Over the years, CPUs have become exponentially faster. There are fundamental issues with this. For starters, any clock that ticks over billions of times a second is going to need a lot of energy to operate. Additionally, CPUs are prone to overheating as they approach 4 GHz (4 billion on-off cycles per second). To work around these physical limitations, CPU manufacturers added SMT (Hyper-Threading), multiple physical cores, and added options to reduce performance in order to conserve energy and lower cooling costs.

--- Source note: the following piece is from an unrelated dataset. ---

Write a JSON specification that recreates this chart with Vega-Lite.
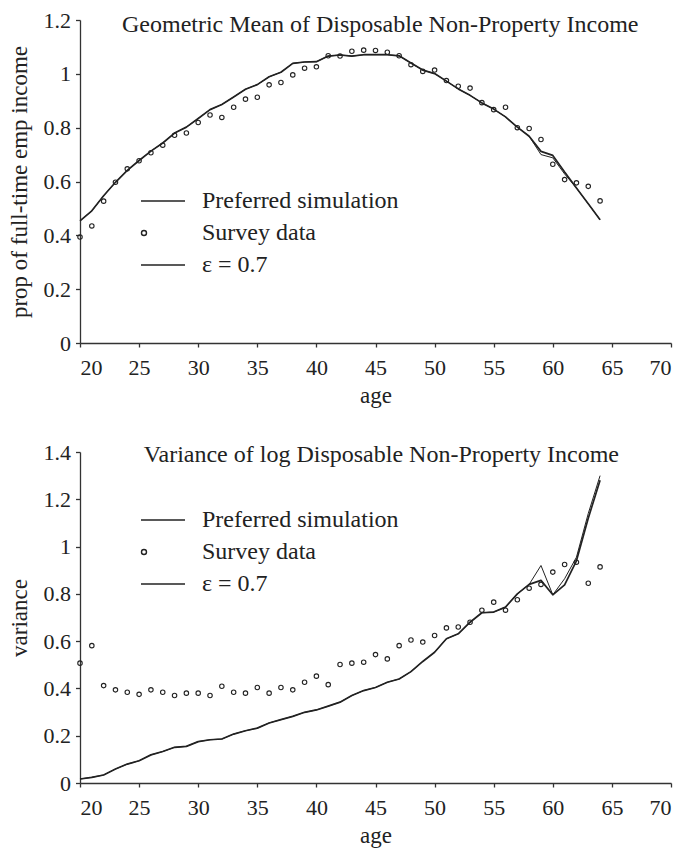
{
  "$schema": "https://vega.github.io/schema/vega-lite/v6.json",
  "background": "white",
  "padding": {"left": 8, "top": 9, "right": 5, "bottom": 5},
  "bounds": "flush",
  "spacing": 109,
  "config": {
    "view": {"stroke": null},
    "font": "Liberation Serif",
    "axis": {
      "grid": false,
      "domainColor": "#333",
      "tickColor": "#333",
      "domainWidth": 1.3,
      "tickWidth": 1.3,
      "labelFont": "Liberation Serif",
      "labelFontSize": 22,
      "labelColor": "#222",
      "titleFont": "Liberation Serif",
      "titleFontWeight": "normal",
      "titleColor": "#222"
    },
    "legend": {
      "labelFont": "Liberation Serif",
      "labelFontSize": 24,
      "labelColor": "#222",
      "labelLimit": 0,
      "symbolStrokeWidth": 1.4,
      "symbolStrokeColor": "#222",
      "padding": 0
    }
  },
  "datasets": {
    "mean": [
      {"age": 20, "sim": 0.454, "survey": 0.394, "eps": 0.454},
      {"age": 21, "sim": 0.491, "survey": 0.435, "eps": 0.491},
      {"age": 22, "sim": 0.547, "survey": 0.527, "eps": 0.547},
      {"age": 23, "sim": 0.597, "survey": 0.597, "eps": 0.597},
      {"age": 24, "sim": 0.641, "survey": 0.647, "eps": 0.641},
      {"age": 25, "sim": 0.678, "survey": 0.677, "eps": 0.678},
      {"age": 26, "sim": 0.713, "survey": 0.707, "eps": 0.713},
      {"age": 27, "sim": 0.743, "survey": 0.735, "eps": 0.743},
      {"age": 28, "sim": 0.78, "survey": 0.772, "eps": 0.78},
      {"age": 29, "sim": 0.802, "survey": 0.78, "eps": 0.802},
      {"age": 30, "sim": 0.834, "survey": 0.819, "eps": 0.834},
      {"age": 31, "sim": 0.867, "survey": 0.847, "eps": 0.867},
      {"age": 32, "sim": 0.886, "survey": 0.838, "eps": 0.886},
      {"age": 33, "sim": 0.914, "survey": 0.876, "eps": 0.914},
      {"age": 34, "sim": 0.943, "survey": 0.906, "eps": 0.943},
      {"age": 35, "sim": 0.96, "survey": 0.913, "eps": 0.96},
      {"age": 36, "sim": 0.989, "survey": 0.959, "eps": 0.989},
      {"age": 37, "sim": 1.006, "survey": 0.968, "eps": 1.006},
      {"age": 38, "sim": 1.039, "survey": 0.996, "eps": 1.039},
      {"age": 39, "sim": 1.044, "survey": 1.021, "eps": 1.044},
      {"age": 40, "sim": 1.045, "survey": 1.026, "eps": 1.045},
      {"age": 41, "sim": 1.066, "survey": 1.067, "eps": 1.066},
      {"age": 42, "sim": 1.07, "survey": 1.066, "eps": 1.07},
      {"age": 43, "sim": 1.066, "survey": 1.084, "eps": 1.066},
      {"age": 44, "sim": 1.071, "survey": 1.088, "eps": 1.071},
      {"age": 45, "sim": 1.071, "survey": 1.087, "eps": 1.071},
      {"age": 46, "sim": 1.071, "survey": 1.08, "eps": 1.071},
      {"age": 47, "sim": 1.067, "survey": 1.067, "eps": 1.067},
      {"age": 48, "sim": 1.04, "survey": 1.034, "eps": 1.04},
      {"age": 49, "sim": 1.014, "survey": 1.009, "eps": 1.014},
      {"age": 50, "sim": 1.001, "survey": 1.014, "eps": 1.001},
      {"age": 51, "sim": 0.973, "survey": 0.975, "eps": 0.973},
      {"age": 52, "sim": 0.944, "survey": 0.954, "eps": 0.944},
      {"age": 53, "sim": 0.92, "survey": 0.947, "eps": 0.92},
      {"age": 54, "sim": 0.892, "survey": 0.893, "eps": 0.892},
      {"age": 55, "sim": 0.869, "survey": 0.867, "eps": 0.869},
      {"age": 56, "sim": 0.84, "survey": 0.876, "eps": 0.84},
      {"age": 57, "sim": 0.802, "survey": 0.8, "eps": 0.802},
      {"age": 58, "sim": 0.768, "survey": 0.797, "eps": 0.768},
      {"age": 59, "sim": 0.712, "survey": 0.756, "eps": 0.7},
      {"age": 60, "sim": 0.697, "survey": 0.664, "eps": 0.688},
      {"age": 61, "sim": 0.635, "survey": 0.607, "eps": 0.628},
      {"age": 62, "sim": 0.576, "survey": 0.595, "eps": 0.576},
      {"age": 63, "sim": 0.517, "survey": 0.582, "eps": 0.517},
      {"age": 64, "sim": 0.458, "survey": 0.528, "eps": 0.458}
    ],
    "variance": [
      {"age": 20, "sim": 0.017, "survey": 0.507, "eps": 0.017},
      {"age": 21, "sim": 0.024, "survey": 0.581, "eps": 0.024},
      {"age": 22, "sim": 0.034, "survey": 0.412, "eps": 0.034},
      {"age": 23, "sim": 0.059, "survey": 0.394, "eps": 0.059},
      {"age": 24, "sim": 0.08, "survey": 0.384, "eps": 0.08},
      {"age": 25, "sim": 0.094, "survey": 0.375, "eps": 0.094},
      {"age": 26, "sim": 0.119, "survey": 0.394, "eps": 0.119},
      {"age": 27, "sim": 0.133, "survey": 0.384, "eps": 0.133},
      {"age": 28, "sim": 0.151, "survey": 0.37, "eps": 0.151},
      {"age": 29, "sim": 0.155, "survey": 0.38, "eps": 0.155},
      {"age": 30, "sim": 0.175, "survey": 0.38, "eps": 0.175},
      {"age": 31, "sim": 0.183, "survey": 0.37, "eps": 0.183},
      {"age": 32, "sim": 0.186, "survey": 0.409, "eps": 0.186},
      {"age": 33, "sim": 0.207, "survey": 0.384, "eps": 0.207},
      {"age": 34, "sim": 0.221, "survey": 0.38, "eps": 0.221},
      {"age": 35, "sim": 0.232, "survey": 0.404, "eps": 0.232},
      {"age": 36, "sim": 0.254, "survey": 0.38, "eps": 0.254},
      {"age": 37, "sim": 0.268, "survey": 0.404, "eps": 0.268},
      {"age": 38, "sim": 0.282, "survey": 0.394, "eps": 0.282},
      {"age": 39, "sim": 0.299, "survey": 0.426, "eps": 0.299},
      {"age": 40, "sim": 0.309, "survey": 0.452, "eps": 0.309},
      {"age": 41, "sim": 0.325, "survey": 0.416, "eps": 0.325},
      {"age": 42, "sim": 0.342, "survey": 0.501, "eps": 0.342},
      {"age": 43, "sim": 0.37, "survey": 0.507, "eps": 0.37},
      {"age": 44, "sim": 0.391, "survey": 0.511, "eps": 0.391},
      {"age": 45, "sim": 0.404, "survey": 0.543, "eps": 0.404},
      {"age": 46, "sim": 0.426, "survey": 0.525, "eps": 0.426},
      {"age": 47, "sim": 0.44, "survey": 0.581, "eps": 0.44},
      {"age": 48, "sim": 0.471, "survey": 0.605, "eps": 0.471},
      {"age": 49, "sim": 0.514, "survey": 0.596, "eps": 0.514},
      {"age": 50, "sim": 0.553, "survey": 0.624, "eps": 0.553},
      {"age": 51, "sim": 0.61, "survey": 0.656, "eps": 0.61},
      {"age": 52, "sim": 0.631, "survey": 0.66, "eps": 0.631},
      {"age": 53, "sim": 0.68, "survey": 0.68, "eps": 0.68},
      {"age": 54, "sim": 0.72, "survey": 0.731, "eps": 0.72},
      {"age": 55, "sim": 0.723, "survey": 0.765, "eps": 0.723},
      {"age": 56, "sim": 0.744, "survey": 0.731, "eps": 0.744},
      {"age": 57, "sim": 0.8, "survey": 0.775, "eps": 0.8},
      {"age": 58, "sim": 0.84, "survey": 0.824, "eps": 0.84},
      {"age": 59, "sim": 0.857, "survey": 0.84, "eps": 0.92},
      {"age": 60, "sim": 0.796, "survey": 0.892, "eps": 0.796},
      {"age": 61, "sim": 0.838, "survey": 0.924, "eps": 0.864},
      {"age": 62, "sim": 0.94, "survey": 0.934, "eps": 0.955},
      {"age": 63, "sim": 1.12, "survey": 0.845, "eps": 1.14},
      {"age": 64, "sim": 1.28, "survey": 0.914, "eps": 1.3}
    ]
  },
  "resolve": {
    "scale": {"shape": "independent"},
    "legend": {"shape": "independent"}
  },
  "vconcat": [
    {
      "width": 591,
      "height": 323,
      "layer": [
        {
          "data": {"name": "mean"},
          "transform": [{"fold": ["sim", "survey", "eps"], "as": ["series", "value"]}],
          "encoding": {
            "x": {
              "field": "age", "type": "quantitative",
              "scale": {"domain": [20, 70], "nice": false, "zero": false},
              "axis": {"values": [20, 25, 30, 35, 40, 45, 50, 55, 60, 65, 70], "tickSize": 4, "labelPadding": 10, "labelFont": "Liberation Serif", "labelFontSize": 22, "title": "age", "titleFont": "Liberation Serif", "titleFontSize": 23, "titlePadding": 6}
            },
            "y": {
              "field": "value", "type": "quantitative",
              "scale": {"domain": [0, 1.2], "nice": false},
              "axis": {"values": [0, 0.2, 0.4, 0.6, 0.8, 1, 1.2], "format": "~g", "tickSize": 4.5, "labelPadding": 5, "labelFont": "Liberation Serif", "labelFontSize": 22, "title": "prop of full-time emp income", "titleFont": "Liberation Serif", "titleFontSize": 23, "titlePadding": 12}
            }
          },
          "layer": [
            {
              "transform": [{"filter": "datum.series == 'sim'"}],
              "mark": {"type": "line", "color": "#222", "strokeWidth": 1.7, "strokeJoin": "round"}
            },
            {
              "transform": [{"filter": "datum.series == 'eps'"}],
              "mark": {"type": "line", "color": "#222", "strokeWidth": 1, "strokeJoin": "round"}
            },
            {
              "transform": [{"filter": "datum.series == 'survey'"}],
              "mark": {"type": "point", "shape": "circle", "filled": false, "color": "#222", "size": 20, "strokeWidth": 1.1, "opacity": 1}
            },
            {
              "transform": [{"filter": "false"}],
              "mark": {"type": "point", "filled": false, "color": "#222", "opacity": 1},
              "encoding": {
                "shape": {
                  "field": "series", "type": "nominal",
                  "scale": {"domain": ["sim", "survey", "eps"], "range": ["M-1,0H1", "M-0.978,0A0.114,0.114 0 1,1 -0.75,0A0.114,0.114 0 1,1 -0.978,0Z", "M-1,0H1"]},
                  "legend": {"orient": "none", "legendX": 60, "legendY": 169, "title": null, "symbolSize": 1936, "clipHeight": 24, "rowPadding": 8, "labelOffset": 16, "labelExpr": "datum.value == 'sim' ? 'Preferred simulation' : datum.value == 'survey' ? 'Survey data' : 'ε = 0.7'"}
                }
              }
            }
          ]
        },
        {
          "data": {"values": [{"label": "Geometric Mean of Disposable Non-Property Income"}]},
          "mark": {"type": "text", "font": "Liberation Serif", "fontSize": 24, "align": "center", "baseline": "alphabetic", "color": "#222"},
          "encoding": {
            "text": {"field": "label"},
            "x": {"datum": 45.4, "type": "quantitative"},
            "y": {"datum": 1.1565, "type": "quantitative"}
          }
        }
      ]
    },
    {
      "width": 591,
      "height": 331,
      "layer": [
        {
          "data": {"name": "variance"},
          "transform": [{"fold": ["sim", "survey", "eps"], "as": ["series", "value"]}],
          "encoding": {
            "x": {
              "field": "age", "type": "quantitative",
              "scale": {"domain": [20, 70], "nice": false, "zero": false},
              "axis": {"values": [20, 25, 30, 35, 40, 45, 50, 55, 60, 65, 70], "tickSize": 4, "labelPadding": 10, "labelFont": "Liberation Serif", "labelFontSize": 22, "title": "age", "titleFont": "Liberation Serif", "titleFontSize": 23, "titlePadding": 6}
            },
            "y": {
              "field": "value", "type": "quantitative",
              "scale": {"domain": [0, 1.4], "nice": false},
              "axis": {"values": [0, 0.2, 0.4, 0.6, 0.8, 1, 1.2, 1.4], "format": "~g", "tickSize": 4.5, "labelPadding": 5, "labelFont": "Liberation Serif", "labelFontSize": 22, "title": "variance", "titleFont": "Liberation Serif", "titleFontSize": 23, "titlePadding": 12}
            }
          },
          "layer": [
            {
              "transform": [{"filter": "datum.series == 'sim'"}],
              "mark": {"type": "line", "color": "#222", "strokeWidth": 1.7, "strokeJoin": "round"}
            },
            {
              "transform": [{"filter": "datum.series == 'eps'"}],
              "mark": {"type": "line", "color": "#222", "strokeWidth": 1, "strokeJoin": "round"}
            },
            {
              "transform": [{"filter": "datum.series == 'survey'"}],
              "mark": {"type": "point", "shape": "circle", "filled": false, "color": "#222", "size": 20, "strokeWidth": 1.1, "opacity": 1}
            },
            {
              "transform": [{"filter": "false"}],
              "mark": {"type": "point", "filled": false, "color": "#222", "opacity": 1},
              "encoding": {
                "shape": {
                  "field": "series", "type": "nominal",
                  "scale": {"domain": ["sim", "survey", "eps"], "range": ["M-1,0H1", "M-0.978,0A0.114,0.114 0 1,1 -0.75,0A0.114,0.114 0 1,1 -0.978,0Z", "M-1,0H1"]},
                  "legend": {"orient": "none", "legendX": 60, "legendY": 56, "title": null, "symbolSize": 1936, "clipHeight": 24, "rowPadding": 8, "labelOffset": 16, "labelExpr": "datum.value == 'sim' ? 'Preferred simulation' : datum.value == 'survey' ? 'Survey data' : 'ε = 0.7'"}
                }
              }
            }
          ]
        },
        {
          "data": {"values": [{"label": "Variance of log Disposable Non-Property Income"}]},
          "mark": {"type": "text", "font": "Liberation Serif", "fontSize": 24, "align": "center", "baseline": "alphabetic", "color": "#222"},
          "encoding": {
            "text": {"field": "label"},
            "x": {"datum": 45.5, "type": "quantitative"},
            "y": {"datum": 1.357, "type": "quantitative"}
          }
        }
      ]
    }
  ]
}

This has an unfortunate side-effect in that single-core performance is generally faster than multi-core performance. In other words, it takes a lot of energy to power two or more cores running at the same speed as a single core, plus they get really hot and might melt. To bring it back to SQL Server, queries may well run faster on a single core up to a certain point, because the query optimizer has no way to measure single-threaded and multi-threaded performance, nor does it care about the difference between logical and physical cores.

That certain point where single-threaded queries will no longer be faster is the cost threshold for parallelism. Unfortunately, the default setting of 5 means that queries are likely to hit that threshold more often than not on modern hardware, and the optimizer is forced to look at parallel plans unnecessarily. A side-effect to this is that queries running in parallel will block queries running on a single thread, so short-running queries will be delayed by long-running queries needing the same resources.

Therefore, if I am setting up a SQL Server instance from scratch, I will set this value to 50 by default, and monitor the performance counters. Once a query cost exceeds 50, then it can use all the cores up to the limit defined by the max degree of parallelism.

Max degree of parallelism

SQL Server over the years has been improved to recognize modern hardware, including multiple physical CPUs and multiple CPU cores (both physical and virtual) on each physical processor, with some considerations:

  • If the motherboard has more than one CPU processor socket, are these sockets populated?
  • If these multiple processors are populated, do they address their own banks of main memory (NUMA), or is the main memory shared between processors (SMP)?

NUMA (Non-Uniform Memory Access) is an architecture where each physical processor and bank of RAM (Random Access Memory) is a NUMA node, and addresses its own set of memory. Any memory access outside of that local NUMA node is expensive (i.e. slow) because electrons carrying data to and from memory and CPU have farther to travel.

SMP (Symmetric Multi-Processing) architecture where memory is shared between all CPUs does not scale well, so modern servers with multiple physical processors are predominantly NUMA-based.

Bringing it back to the query optimizer, we want SQL Server to avoid using CPU cores that are not part of a NUMA node, so the max degree of parallelism should be set to the number of physical cores on a single NUMA node, up to a maximum of 8.

What about virtualisation?

All of the above assumes physical hardware, but many organisations today are running on virtual machines (VMs). When CPUs are virtualised, there are a few things to take into account.

Firstly, check that SMT (Hyper-Threading) is disabled at the BIOS level. While some people may not be comfortable losing between 15% and 30% in raw processor performance, the abovementioned security vulnerabilities are especially risky on shared resources, such as a VM host.

Secondly, there are SQL Server licencing considerations if the VM host is not licenced with Enterprise Edition, namely that all CPU cores count towards the Standard Edition CPU core count limit, be they virtual cores or physical. If you enable SMT on a machine with 16 cores and install SQL Server Standard Edition, only the first 24 of the 32 logical cores will be used, which will have a detrimental effect on performance.

Thirdly, the virtual CPU configuration for a VM guest should be 1:1 to the physical core count of the underlying host. Any skew in this mapping will also have a detrimental effect on performance.

What about SQL Server on Linux?

For these particular settings, there is no difference between SQL Server running on Windows and Linux.